Ou seja, mesmo descontando o facto de o Dia (10) de Portugal, de Camões e das Comunidades Portuguesas calhar desta feita a um sábado, em menos de três meses quase metade dos dias são de descanso do pessoal (entre fins de semana, feriados, ‘pontes’ e outras ‘tolerâncias’, como esta, de ponto, que o Governo decidiu dar em nome da peregrinação a Fátima).

Curiosamente, a iniciativa foi do próprio Governo e sem prévia consulta a ninguém. Porque ninguém a reclamou e, inclusivamente e pelos vistos, era perfeitamente dispensável.

«Esse problema nem sequer se punha, uma vez que o dia 12 era uma sexta-feira e muita gente vai à noite participar na Procissão das Velas, e que o dia 13 é sábado e a maioria da gente não trabalha», declarou o bispo de Leiria-Fátima à TSF.

D. António Marto tem toda a razão, menos para António Costa, para quem seria de uma «enorme insensibilidade» não conceder tolerância de ponto a quem quer participar nas cerimónias de sexta-feira do Centenário das Aparições de Fátima e ver o Papa.

Com uma justificação adicional: evitar congestionamentos. A ver vamos se terá razão.

Confesso ter tanta insensibilidade para este assunto da tolerância de ponto como D. António Marto.

Especialmente depois de feitas as contas aos dias inúteis que antecedem os meses de julho e de agosto, em que a esmagadora maioria dos trabalhadores portugueses goza as suas legítimas férias – como usa fazer, para recuperar forças para mais um ano de intenso e produtivo trabalho, neste país em franca prosperidade e sem necessidade de produzir coisa nenhuma.

Trabalhar para quê? O país está a caminho de sair do défice excessivo, o Presidente e o primeiro-ministro lá voltaram a aparecer a sorrir a bandeiras despregadas, o ambiente é de descrispação e de harmonia.

A esmagadora maioria dos portugueses está sem dinheiro, é um facto – até porque o Estado (e o mercado) paga(m) (muito) mal a quem (mais e melhor) trabalha -, mas, qual povo abençoado, farta-se de descansar. 

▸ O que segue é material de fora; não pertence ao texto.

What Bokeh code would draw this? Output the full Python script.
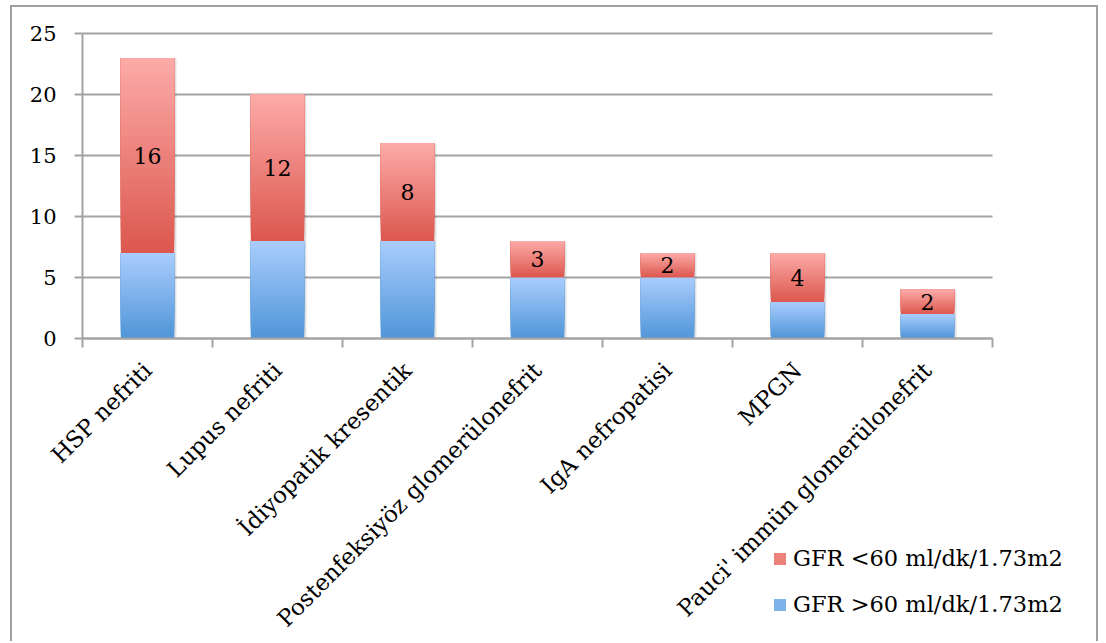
import math
from bokeh.plotting import figure
from bokeh.models import ColumnDataSource, Range1d, FixedTicker, Legend, LegendItem
from bokeh.core.properties import value
from bokeh.embed import file_html
from bokeh.resources import INLINE

# GFR distribution by glomerular disease
categories = ["HSP nefriti", "Lupus nefriti", "İdiyopatik kresentik",
              "Postenfeksiyöz glomerülonefrit", "IgA nefropatisi", "MPGN",
              "Pauci' immün glomerülonefrit"]
gfr_above_60 = [7, 8, 8, 5, 5, 3, 2]     # GFR >60 ml/dk/1.73m2
gfr_below_60 = [16, 12, 8, 3, 2, 4, 2]   # GFR <60 ml/dk/1.73m2
y_ticks = [0, 5, 10, 15, 20, 25]
y_max = 25

FONT = "DejaVu Serif"
GRID = "#a3a3a3"
N_SLICES = 30

BLUE_TOP, BLUE_BOTTOM = (0xA9, 0xCD, 0xFD), (0x50, 0x95, 0xD8)
RED_TOP, RED_BOTTOM = (0xFD, 0xAB, 0xA8), (0xDB, 0x57, 0x4E)

# canvas layout (pixels): the frame fills the whole bordered box, the value
# axes are pinned at x = 0 and y = 0 inside it
W, H = 1088, 636
PX_X, PX_Y = 130.0, 12.2          # pixels per category / per unit
ORIGIN_X, ORIGIN_Y = 70, 305      # plot origin, from frame left / frame bottom


def mix(c_top, c_bottom, t):
    r, g, b = (round(c_bottom[i] + (c_top[i] - c_bottom[i]) * t) for i in range(3))
    return f"#{r:02x}{g:02x}{b:02x}"


def gradient_slices(xs, bottoms, tops, c_top, c_bottom):
    """Shade each bar segment from dark (bottom) to light (top).

    Every slice runs up to the segment top and is painted over by the next
    one, so the visible bands join without seams.
    """
    data = dict(x=[], bottom=[], top=[], color=[])
    for x, b, t in zip(xs, bottoms, tops):
        h = t - b
        for k in range(N_SLICES):
            data["x"].append(x)
            data["bottom"].append(b + h * k / N_SLICES)
            data["top"].append(t)
            data["color"].append(mix(c_top, c_bottom, (k + 0.5) / N_SLICES))
    return ColumnDataSource(data)


n = len(categories)
xs = [i + 0.5 for i in range(n)]
totals = [a + b for a, b in zip(gfr_above_60, gfr_below_60)]
BAR_W = 0.41

p = figure(width=W, height=H,
           x_range=Range1d(-ORIGIN_X / PX_X, (W - ORIGIN_X) / PX_X),
           y_range=Range1d(-ORIGIN_Y / PX_Y, (H - ORIGIN_Y) / PX_Y),
           output_backend="svg", toolbar_location=None,
           min_border=0, margin=(5, 0, 0, 10),
           styles={"border-left": "2px solid #a0a0a0", "border-top": "2px solid #a0a0a0",
                   "border-right": "2px solid #a0a0a0"})
p.outline_line_color = None
p.background_fill_color = "white"
p.border_fill_color = "white"

# horizontal grid lines across the category span only
p.xgrid.visible = False
p.ygrid.visible = False
p.segment(x0=0, x1=n, y0=y_ticks, y1=y_ticks, line_color=GRID, line_width=2)

# soft drop shadow behind the bars
for off, alpha in [(0.018, 0.05), (0.010, 0.07)]:
    p.vbar(x=[x + off for x in xs], top=[t - 0.05 for t in totals], bottom=0,
           width=BAR_W + 0.01, fill_color="black", fill_alpha=alpha, line_color=None)

blue_src = gradient_slices(xs, [0] * n, gfr_above_60, BLUE_TOP, BLUE_BOTTOM)
red_src = gradient_slices(xs, gfr_above_60, totals, RED_TOP, RED_BOTTOM)
blue_r = p.vbar(x="x", bottom="bottom", top="top", width=BAR_W, fill_color="color",
                line_color=None, source=blue_src)
red_r = p.vbar(x="x", bottom="bottom", top="top", width=BAR_W, fill_color="color",
               line_color=None, source=red_src)

# values of the upper segment, centred inside it
p.text(x=xs, y=[a + b / 2 for a, b in zip(gfr_above_60, gfr_below_60)],
       text=[str(v) for v in gfr_below_60], text_font=value(FONT),
       text_font_size="22px", text_align="center", text_baseline="middle",
       text_color="black")

# value axis
p.yaxis.fixed_location = 0
p.yaxis.ticker = FixedTicker(ticks=y_ticks)
p.yaxis.bounds = (0, y_max)
p.yaxis.axis_line_color = GRID
p.yaxis.axis_line_width = 2
p.yaxis.major_tick_line_color = GRID
p.yaxis.major_tick_line_width = 2
p.yaxis.major_tick_out = 8
p.yaxis.major_tick_in = 0
p.yaxis.minor_tick_line_color = None
p.yaxis.major_label_standoff = 18
p.yaxis.major_label_text_font = FONT
p.yaxis.major_label_text_font_size = "21px"
p.yaxis.major_label_text_color = "black"

# category axis: tick marks between bars, names under the bars
p.xaxis.fixed_location = 0
p.xaxis.bounds = (0, n)
p.xaxis.ticker = FixedTicker(ticks=xs, minor_ticks=list(range(n + 1)))
p.xaxis.major_label_overrides = {x: c for x, c in zip(xs, categories)}
p.xaxis.major_label_orientation = math.pi / 4
p.xaxis.axis_line_color = GRID
p.xaxis.axis_line_width = 2
p.xaxis.major_tick_line_color = None
p.xaxis.major_tick_out = 0
p.xaxis.major_tick_in = 0
p.xaxis.minor_tick_line_color = GRID
p.xaxis.minor_tick_line_width = 2
p.xaxis.minor_tick_out = 9
p.xaxis.minor_tick_in = 0
p.xaxis.major_label_standoff = 19
p.xaxis.major_label_text_font = FONT
p.xaxis.major_label_text_font_size = "23px"
p.xaxis.major_label_text_color = "black"

mid = N_SLICES // 2
legend = Legend(items=[
    LegendItem(label="GFR <60 ml/dk/1.73m2", renderers=[red_r], index=mid),
    LegendItem(label="GFR >60 ml/dk/1.73m2", renderers=[blue_r], index=mid),
], location=(760, 26))
legend.label_text_font = FONT
legend.label_text_font_size = "22.5px"
legend.label_text_color = "black"
legend.glyph_width = 15
legend.glyph_height = 15
legend.label_standoff = 6
legend.spacing = 20
legend.padding = 0
legend.margin = 0
legend.border_line_color = None
legend.background_fill_alpha = 0
p.add_layout(legend, "center")

open("out.html", "w").write(file_html(p, INLINE))
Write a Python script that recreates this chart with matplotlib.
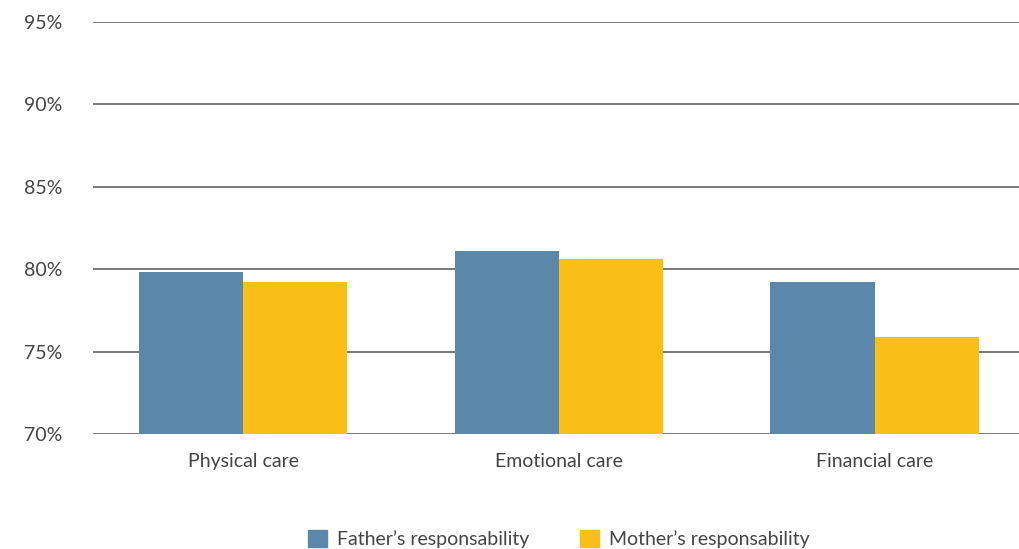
import matplotlib.pyplot as plt
import matplotlib.patches as mpatches
import numpy as np

categories = ['Physical care', 'Emotional care', 'Financial care']
father = [79.8, 81.1, 79.2]
mother = [79.2, 80.6, 75.9]
yticks = [70, 75, 80, 85, 90, 95]

blue = '#5b87aa'
yellow = '#f9bf16'
txt = '#444444'

plt.rcParams['font.family'] = ['Lato', 'DejaVu Sans']

fig = plt.figure(figsize=(10.2, 5.49), dpi=100)
ax = fig.add_axes([93 / 1020, 1 - 434 / 549, 1 - 93 / 1020, (434 - 22) / 549])

x = np.arange(len(categories))
w = 0.33
ax.bar(x - w / 2, father, w, bottom=0, color=blue, zorder=3)
ax.bar(x + w / 2, mother, w, bottom=0, color=yellow, zorder=3)

ax.set_ylim(70, 95)
ax.set_xlim(-0.475, 2.46)
ax.set_yticks(yticks)
ax.set_yticklabels([f'{v}%' for v in yticks])
ax.set_xticks(x)
ax.set_xticklabels(categories)
ax.tick_params(axis='both', length=0, labelsize=14, labelcolor=txt)
ax.tick_params(axis='y', pad=22)
ax.tick_params(axis='x', pad=14)

ax.grid(axis='y', color='#6e6e6e', linewidth=1.3, zorder=0)
for s in ax.spines.values():
    s.set_visible(False)

handles = [mpatches.Patch(color=blue, label='Father\u2019s responsability'),
           mpatches.Patch(color=yellow, label='Mother\u2019s responsability')]
leg = fig.legend(handles=handles, loc='lower center', bbox_to_anchor=(0.548, -0.03),
                 ncol=2, frameon=False, fontsize=14, handlelength=0.95, handleheight=0.95,
                 columnspacing=2.6, handletextpad=0.55)
for t in leg.get_texts():
    t.set_color(txt)

fig.savefig('out.png', dpi=100)
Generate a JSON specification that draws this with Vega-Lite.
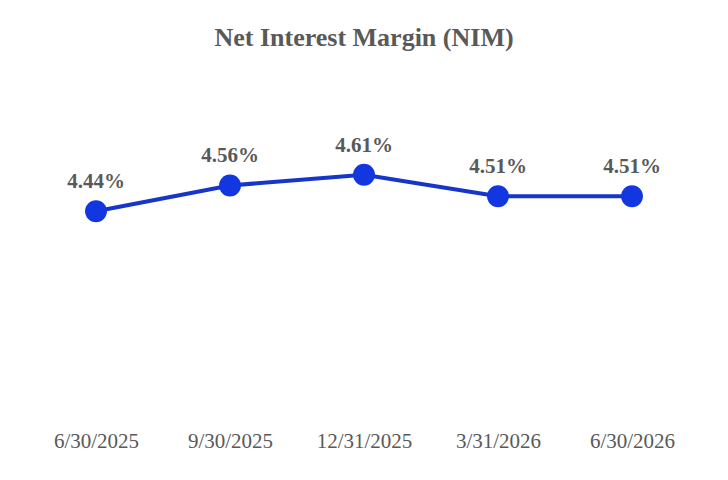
{
  "$schema": "https://vega.github.io/schema/vega-lite/v6.json",
  "width": 670,
  "height": 322,
  "autosize": {"type": "none"},
  "padding": {"left": 29, "top": 91, "right": 29, "bottom": 67},
  "background": "white",
  "title": {
    "text": "Net Interest Margin (NIM)",
    "font": "Liberation Serif",
    "fontSize": 26,
    "fontWeight": "bold",
    "color": "#595959",
    "anchor": "middle",
    "offset": 40
  },
  "data": {
    "values": [
      {"date": "6/30/2025", "nim": 4.44, "label": "4.44%"},
      {"date": "9/30/2025", "nim": 4.56, "label": "4.56%"},
      {"date": "12/31/2025", "nim": 4.61, "label": "4.61%"},
      {"date": "3/31/2026", "nim": 4.51, "label": "4.51%"},
      {"date": "6/30/2026", "nim": 4.51, "label": "4.51%"}
    ]
  },
  "encoding": {
    "x": {
      "field": "date",
      "type": "ordinal",
      "sort": null,
      "scale": {"type": "point", "padding": 0.5},
      "axis": {
        "title": null,
        "labelAngle": 0,
        "domain": false,
        "ticks": false,
        "grid": false,
        "labelFont": "Liberation Serif",
        "labelFontSize": 21,
        "labelColor": "#595959",
        "labelPadding": 17
      }
    },
    "y": {
      "field": "nim",
      "type": "quantitative",
      "scale": {"domain": [3.5, 5.0], "zero": false},
      "axis": null
    }
  },
  "layer": [
    {"mark": {"type": "line", "color": "#1536c8", "strokeWidth": 4}},
    {"mark": {"type": "circle", "color": "#1236e0", "size": 480, "opacity": 1}},
    {
      "mark": {
        "type": "text",
        "dy": -29,
        "font": "Liberation Serif",
        "fontSize": 21,
        "fontWeight": "bold",
        "color": "#595959"
      },
      "encoding": {"text": {"field": "label"}}
    }
  ],
  "config": {"view": {"stroke": null}}
}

E de rezar por melhores dias.

Deus queira que sim.

Diz a anedota que uma senhora já com alguma idade ia todos os dias à igreja pedir a Deus que lhe fizesse o milagre de ganhar o euromilhões. E lá estava ao final de todas as manhãs a renovar o pedido. Até que certo dia, já à saída, sentiu uma palmada no pescoço – um ‘calduço’ vindo sabe-se lá de onde – enquanto ecoava na igreja sem mais vivalma uma voz do Além: «Ao menos joga».

P.S.: A crise da imprensa escrita é um fenómeno universal, traduzido na diminuição de vendas e de receitas publicitárias. Perante isto, os jornais dependem cada vez mais dos seus leitores para se manterem. E é assim que o SOL se vê forçado a aumentar o preço para 3,00 euros, a partir da próxima edição. Esperamos que os leitores compreendam – porque é por eles que existimos e é para eles que trabalhamos. Até para a semana!